Matlantis PFP v8: A Universal 96-Element Machine Learning Interatomic Potential Featuring r2SCAN-level Accuracy

Universal machine learning interatomic potentials (MLIPs) are transforming materials science by providing the quantum-level accuracy essential for novel scientific discovery and the computational efficiency required for large-scale industrial applications. Here, we introduce Matlantis’s latest results in developing a universal MLIP, PreFerred Potential (PFP) version 8. PFP v8 has been trained on large-scale DFT datasets, including a PBE-GGA dataset covering arbitrary combinations of 96 elements, and an r2SCAN dataset covering 70 elements.

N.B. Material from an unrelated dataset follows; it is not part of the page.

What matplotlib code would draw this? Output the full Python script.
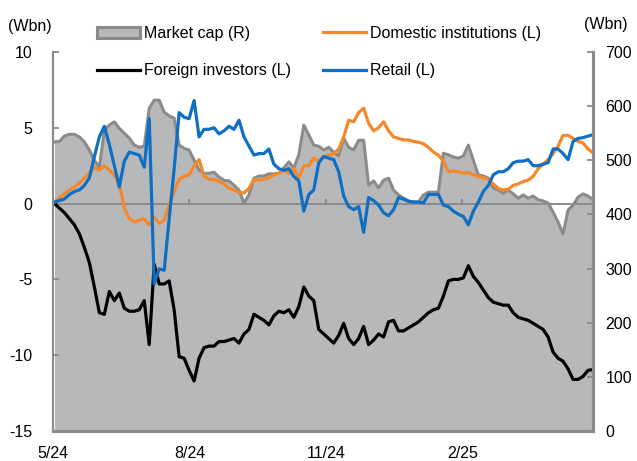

Our DFT datasets include over 60 million DFT-calculated structures to ensure informativeness, representativeness, and diversity across bulk materials (both structurally and compositionally) and molecules under a wide range of thermodynamic conditions. The extensive training of PFP v8 took more than 2,000 GPU years which underpins its improved energy/force accuracy: e.g., the testing MAEs on energy and force are 0.0023 eV/atom and 0.0017 eV/Å, respectively. Furthermore, our preliminary benchmarks on the application of PFP v8 in real-world scenarios show a significantly improved predictive capability when compared with experimental results. For example, PFP v8 with the r2SCAN mode demonstrates more accurate predictions for phase transitions (even for the phase transition temperatures) of ferroelectric materials (e.g., BaTiO3),complex structural/chemical evolutions for cathode materials in typical cycling process, and the densities of typical (organic) liquids at room temperature, just to name a few. Finally, it is possible to run LAMMPS calculations with PFP as the force field in the Matlantis environment. This work underscores PFP’s potential to significantly enhance the accuracy and scope of materials simulations.